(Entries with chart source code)
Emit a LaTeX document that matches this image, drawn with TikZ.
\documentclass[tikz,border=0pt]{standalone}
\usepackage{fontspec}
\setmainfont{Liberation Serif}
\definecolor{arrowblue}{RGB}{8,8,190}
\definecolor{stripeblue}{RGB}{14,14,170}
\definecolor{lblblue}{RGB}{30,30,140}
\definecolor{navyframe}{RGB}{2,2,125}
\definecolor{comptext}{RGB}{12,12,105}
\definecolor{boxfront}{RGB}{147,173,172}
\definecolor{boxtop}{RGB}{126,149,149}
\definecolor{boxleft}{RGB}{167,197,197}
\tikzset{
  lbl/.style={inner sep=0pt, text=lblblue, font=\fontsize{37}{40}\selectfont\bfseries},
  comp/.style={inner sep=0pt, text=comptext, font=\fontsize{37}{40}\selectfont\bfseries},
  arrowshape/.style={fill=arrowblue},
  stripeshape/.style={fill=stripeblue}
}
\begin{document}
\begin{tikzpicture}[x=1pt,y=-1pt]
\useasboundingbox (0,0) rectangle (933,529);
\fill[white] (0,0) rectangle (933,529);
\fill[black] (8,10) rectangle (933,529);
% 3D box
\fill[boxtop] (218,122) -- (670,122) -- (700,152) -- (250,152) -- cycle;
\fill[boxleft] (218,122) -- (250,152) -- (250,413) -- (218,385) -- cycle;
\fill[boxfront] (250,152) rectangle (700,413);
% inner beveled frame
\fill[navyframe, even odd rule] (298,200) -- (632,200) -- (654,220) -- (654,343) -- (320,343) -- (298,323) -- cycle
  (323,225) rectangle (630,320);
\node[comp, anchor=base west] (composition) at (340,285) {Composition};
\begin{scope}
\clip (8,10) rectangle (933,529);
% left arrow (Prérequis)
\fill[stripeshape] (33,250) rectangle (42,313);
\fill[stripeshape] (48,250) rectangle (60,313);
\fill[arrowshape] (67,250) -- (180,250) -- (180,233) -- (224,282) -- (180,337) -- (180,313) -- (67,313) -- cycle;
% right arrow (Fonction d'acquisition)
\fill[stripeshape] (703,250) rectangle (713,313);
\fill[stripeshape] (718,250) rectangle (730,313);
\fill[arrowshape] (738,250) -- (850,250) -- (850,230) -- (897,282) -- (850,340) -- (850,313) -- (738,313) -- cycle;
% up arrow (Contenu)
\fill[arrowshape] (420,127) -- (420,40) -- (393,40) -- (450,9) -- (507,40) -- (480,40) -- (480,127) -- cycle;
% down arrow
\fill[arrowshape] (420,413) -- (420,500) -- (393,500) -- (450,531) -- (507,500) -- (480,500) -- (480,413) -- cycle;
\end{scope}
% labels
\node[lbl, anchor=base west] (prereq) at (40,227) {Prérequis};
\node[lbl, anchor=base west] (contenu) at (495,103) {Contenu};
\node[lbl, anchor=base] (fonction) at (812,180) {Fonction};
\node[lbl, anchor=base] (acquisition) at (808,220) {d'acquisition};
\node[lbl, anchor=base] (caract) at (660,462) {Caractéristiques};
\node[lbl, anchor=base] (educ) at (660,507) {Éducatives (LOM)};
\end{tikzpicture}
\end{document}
--
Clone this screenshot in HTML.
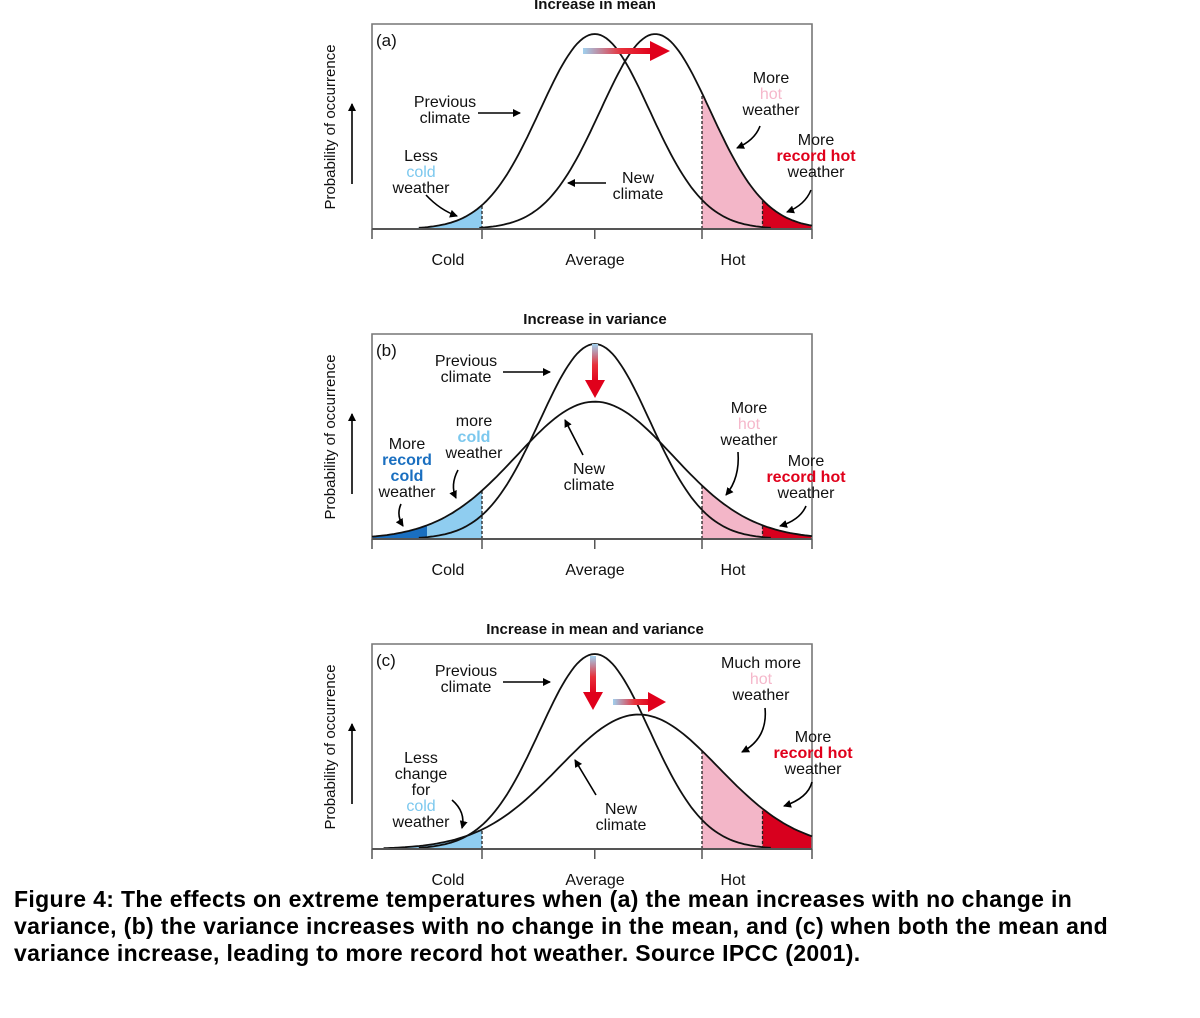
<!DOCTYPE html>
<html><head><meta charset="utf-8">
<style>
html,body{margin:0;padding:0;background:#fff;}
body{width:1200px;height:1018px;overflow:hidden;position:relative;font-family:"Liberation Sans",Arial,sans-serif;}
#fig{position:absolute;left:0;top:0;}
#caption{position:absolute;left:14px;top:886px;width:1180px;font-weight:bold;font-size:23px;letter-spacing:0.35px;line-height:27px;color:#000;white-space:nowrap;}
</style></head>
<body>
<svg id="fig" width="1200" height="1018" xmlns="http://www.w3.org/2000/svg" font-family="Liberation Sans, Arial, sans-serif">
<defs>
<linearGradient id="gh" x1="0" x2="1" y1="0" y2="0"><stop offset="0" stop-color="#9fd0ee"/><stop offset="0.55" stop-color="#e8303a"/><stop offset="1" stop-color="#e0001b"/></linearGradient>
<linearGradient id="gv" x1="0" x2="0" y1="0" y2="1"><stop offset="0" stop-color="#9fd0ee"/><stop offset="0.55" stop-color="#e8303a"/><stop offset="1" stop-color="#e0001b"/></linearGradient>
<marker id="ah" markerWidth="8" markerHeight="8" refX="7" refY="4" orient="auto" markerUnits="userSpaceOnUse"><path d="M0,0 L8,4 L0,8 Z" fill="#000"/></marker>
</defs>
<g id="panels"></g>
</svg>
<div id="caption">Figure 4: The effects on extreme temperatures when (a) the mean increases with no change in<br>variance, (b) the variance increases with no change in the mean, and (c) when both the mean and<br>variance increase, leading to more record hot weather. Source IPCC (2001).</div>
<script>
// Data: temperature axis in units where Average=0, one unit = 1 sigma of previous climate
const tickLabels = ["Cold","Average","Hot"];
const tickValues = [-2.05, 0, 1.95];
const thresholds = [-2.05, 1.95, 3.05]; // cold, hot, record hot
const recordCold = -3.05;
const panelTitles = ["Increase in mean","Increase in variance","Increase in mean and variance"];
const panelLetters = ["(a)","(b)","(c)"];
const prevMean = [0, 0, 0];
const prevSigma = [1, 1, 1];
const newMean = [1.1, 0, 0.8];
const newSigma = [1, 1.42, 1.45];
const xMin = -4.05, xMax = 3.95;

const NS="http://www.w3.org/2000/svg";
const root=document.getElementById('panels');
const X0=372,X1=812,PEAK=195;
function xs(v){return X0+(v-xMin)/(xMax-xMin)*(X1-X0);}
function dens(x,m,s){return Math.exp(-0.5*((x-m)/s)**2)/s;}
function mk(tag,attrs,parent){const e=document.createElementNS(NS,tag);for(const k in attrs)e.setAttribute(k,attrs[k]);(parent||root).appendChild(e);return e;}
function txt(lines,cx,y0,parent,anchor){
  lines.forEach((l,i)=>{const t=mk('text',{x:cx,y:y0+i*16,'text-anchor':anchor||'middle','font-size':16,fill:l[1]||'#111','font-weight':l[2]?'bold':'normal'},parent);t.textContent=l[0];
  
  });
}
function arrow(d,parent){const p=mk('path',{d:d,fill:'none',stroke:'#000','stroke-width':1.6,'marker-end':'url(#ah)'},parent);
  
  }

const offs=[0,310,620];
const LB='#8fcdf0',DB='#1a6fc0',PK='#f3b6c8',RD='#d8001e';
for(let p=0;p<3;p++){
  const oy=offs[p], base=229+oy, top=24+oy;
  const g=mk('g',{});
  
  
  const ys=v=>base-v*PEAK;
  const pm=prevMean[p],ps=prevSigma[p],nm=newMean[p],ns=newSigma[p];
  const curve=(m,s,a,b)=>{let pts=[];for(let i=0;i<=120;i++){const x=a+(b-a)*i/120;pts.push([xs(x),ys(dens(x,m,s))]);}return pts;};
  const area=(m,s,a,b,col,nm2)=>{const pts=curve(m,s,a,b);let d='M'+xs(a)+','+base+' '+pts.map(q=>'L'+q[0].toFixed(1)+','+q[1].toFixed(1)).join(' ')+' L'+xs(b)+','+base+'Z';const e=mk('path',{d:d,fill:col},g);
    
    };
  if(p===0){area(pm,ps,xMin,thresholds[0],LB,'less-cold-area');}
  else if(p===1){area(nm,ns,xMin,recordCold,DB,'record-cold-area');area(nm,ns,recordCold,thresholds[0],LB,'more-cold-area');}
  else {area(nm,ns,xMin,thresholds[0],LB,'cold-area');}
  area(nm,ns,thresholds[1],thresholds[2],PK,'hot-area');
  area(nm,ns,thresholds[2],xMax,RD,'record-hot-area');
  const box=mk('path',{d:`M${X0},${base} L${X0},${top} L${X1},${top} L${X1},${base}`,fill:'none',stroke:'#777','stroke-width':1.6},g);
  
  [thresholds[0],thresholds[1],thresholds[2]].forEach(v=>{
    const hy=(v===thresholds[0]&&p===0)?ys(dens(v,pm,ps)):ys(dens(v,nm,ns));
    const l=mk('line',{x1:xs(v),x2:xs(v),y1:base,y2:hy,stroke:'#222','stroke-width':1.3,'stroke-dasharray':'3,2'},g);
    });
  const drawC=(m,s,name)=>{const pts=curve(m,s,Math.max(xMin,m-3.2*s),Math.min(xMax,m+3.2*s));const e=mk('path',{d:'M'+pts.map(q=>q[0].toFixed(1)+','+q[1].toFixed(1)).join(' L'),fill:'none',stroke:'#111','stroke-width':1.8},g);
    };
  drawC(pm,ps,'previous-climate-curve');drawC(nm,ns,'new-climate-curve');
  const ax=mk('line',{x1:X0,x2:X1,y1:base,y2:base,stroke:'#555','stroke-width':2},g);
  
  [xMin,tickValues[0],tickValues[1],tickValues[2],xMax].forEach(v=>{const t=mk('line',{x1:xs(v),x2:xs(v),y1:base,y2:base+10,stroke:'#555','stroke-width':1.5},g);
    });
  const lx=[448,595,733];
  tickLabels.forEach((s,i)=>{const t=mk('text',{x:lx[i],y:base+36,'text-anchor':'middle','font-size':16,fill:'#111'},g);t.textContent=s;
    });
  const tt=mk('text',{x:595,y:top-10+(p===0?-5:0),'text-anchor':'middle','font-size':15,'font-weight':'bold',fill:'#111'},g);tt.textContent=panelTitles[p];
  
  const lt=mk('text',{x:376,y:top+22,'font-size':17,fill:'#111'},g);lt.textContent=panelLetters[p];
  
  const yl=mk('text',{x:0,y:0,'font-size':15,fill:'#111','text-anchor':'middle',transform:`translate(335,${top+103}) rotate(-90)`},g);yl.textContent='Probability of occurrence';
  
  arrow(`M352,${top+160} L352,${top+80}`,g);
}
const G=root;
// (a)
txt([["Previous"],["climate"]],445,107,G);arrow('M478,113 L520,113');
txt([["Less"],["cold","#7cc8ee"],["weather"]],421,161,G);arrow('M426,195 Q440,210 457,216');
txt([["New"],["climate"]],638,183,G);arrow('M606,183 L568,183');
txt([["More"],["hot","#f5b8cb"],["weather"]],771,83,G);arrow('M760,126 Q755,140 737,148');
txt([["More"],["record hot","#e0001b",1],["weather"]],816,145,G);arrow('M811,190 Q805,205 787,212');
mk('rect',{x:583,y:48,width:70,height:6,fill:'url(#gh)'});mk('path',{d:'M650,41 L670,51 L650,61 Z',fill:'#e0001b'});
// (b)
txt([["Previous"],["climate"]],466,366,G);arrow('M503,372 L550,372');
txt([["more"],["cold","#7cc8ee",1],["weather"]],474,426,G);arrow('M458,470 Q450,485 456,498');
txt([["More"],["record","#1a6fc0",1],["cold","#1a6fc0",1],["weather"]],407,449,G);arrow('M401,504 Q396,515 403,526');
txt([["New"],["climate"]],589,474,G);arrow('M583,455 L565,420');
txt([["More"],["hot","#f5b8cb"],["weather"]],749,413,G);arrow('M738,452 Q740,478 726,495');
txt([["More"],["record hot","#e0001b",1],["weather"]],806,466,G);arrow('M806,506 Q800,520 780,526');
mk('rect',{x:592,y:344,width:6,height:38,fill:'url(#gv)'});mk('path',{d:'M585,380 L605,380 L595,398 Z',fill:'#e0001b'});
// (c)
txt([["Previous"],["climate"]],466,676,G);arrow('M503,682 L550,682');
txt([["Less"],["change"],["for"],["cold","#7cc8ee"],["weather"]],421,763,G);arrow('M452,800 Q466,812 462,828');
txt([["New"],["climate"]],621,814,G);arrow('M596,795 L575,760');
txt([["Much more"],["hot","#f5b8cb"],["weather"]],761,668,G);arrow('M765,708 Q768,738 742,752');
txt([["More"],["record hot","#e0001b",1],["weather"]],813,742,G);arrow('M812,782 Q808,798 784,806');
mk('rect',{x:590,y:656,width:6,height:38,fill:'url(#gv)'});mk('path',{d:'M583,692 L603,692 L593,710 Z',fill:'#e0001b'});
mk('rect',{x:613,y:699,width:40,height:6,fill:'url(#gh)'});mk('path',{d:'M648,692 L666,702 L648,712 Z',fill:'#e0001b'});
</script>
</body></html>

### Description of the task
Working from the entries above, reproduce exactly and only the lines beginning with the line that has "Clone this screenshot in HTML." and ending with the line that has "const xMin = -4.05, xMax = 3.95;"; omit all pictures.

### Task output
Clone this screenshot in HTML.
<!DOCTYPE html>
<html><head><meta charset="utf-8">
<style>
html,body{margin:0;padding:0;background:#fff;}
body{width:1200px;height:1018px;overflow:hidden;position:relative;font-family:"Liberation Sans",Arial,sans-serif;}
#fig{position:absolute;left:0;top:0;}
#caption{position:absolute;left:14px;top:886px;width:1180px;font-weight:bold;font-size:23px;letter-spacing:0.35px;line-height:27px;color:#000;white-space:nowrap;}
</style></head>
<body>
<svg id="fig" width="1200" height="1018" xmlns="http://www.w3.org/2000/svg" font-family="Liberation Sans, Arial, sans-serif">
<defs>
<linearGradient id="gh" x1="0" x2="1" y1="0" y2="0"><stop offset="0" stop-color="#9fd0ee"/><stop offset="0.55" stop-color="#e8303a"/><stop offset="1" stop-color="#e0001b"/></linearGradient>
<linearGradient id="gv" x1="0" x2="0" y1="0" y2="1"><stop offset="0" stop-color="#9fd0ee"/><stop offset="0.55" stop-color="#e8303a"/><stop offset="1" stop-color="#e0001b"/></linearGradient>
<marker id="ah" markerWidth="8" markerHeight="8" refX="7" refY="4" orient="auto" markerUnits="userSpaceOnUse"><path d="M0,0 L8,4 L0,8 Z" fill="#000"/></marker>
</defs>
<g id="panels"></g>
</svg>
<div id="caption">Figure 4: The effects on extreme temperatures when (a) the mean increases with no change in<br>variance, (b) the variance increases with no change in the mean, and (c) when both the mean and<br>variance increase, leading to more record hot weather. Source IPCC (2001).</div>
<script>
// Data: temperature axis in units where Average=0, one unit = 1 sigma of previous climate
const tickLabels = ["Cold","Average","Hot"];
const tickValues = [-2.05, 0, 1.95];
const thresholds = [-2.05, 1.95, 3.05]; // cold, hot, record hot
const recordCold = -3.05;
const panelTitles = ["Increase in mean","Increase in variance","Increase in mean and variance"];
const panelLetters = ["(a)","(b)","(c)"];
const prevMean = [0, 0, 0];
const prevSigma = [1, 1, 1];
const newMean = [1.1, 0, 0.8];
const newSigma = [1, 1.42, 1.45];
const xMin = -4.05, xMax = 3.95;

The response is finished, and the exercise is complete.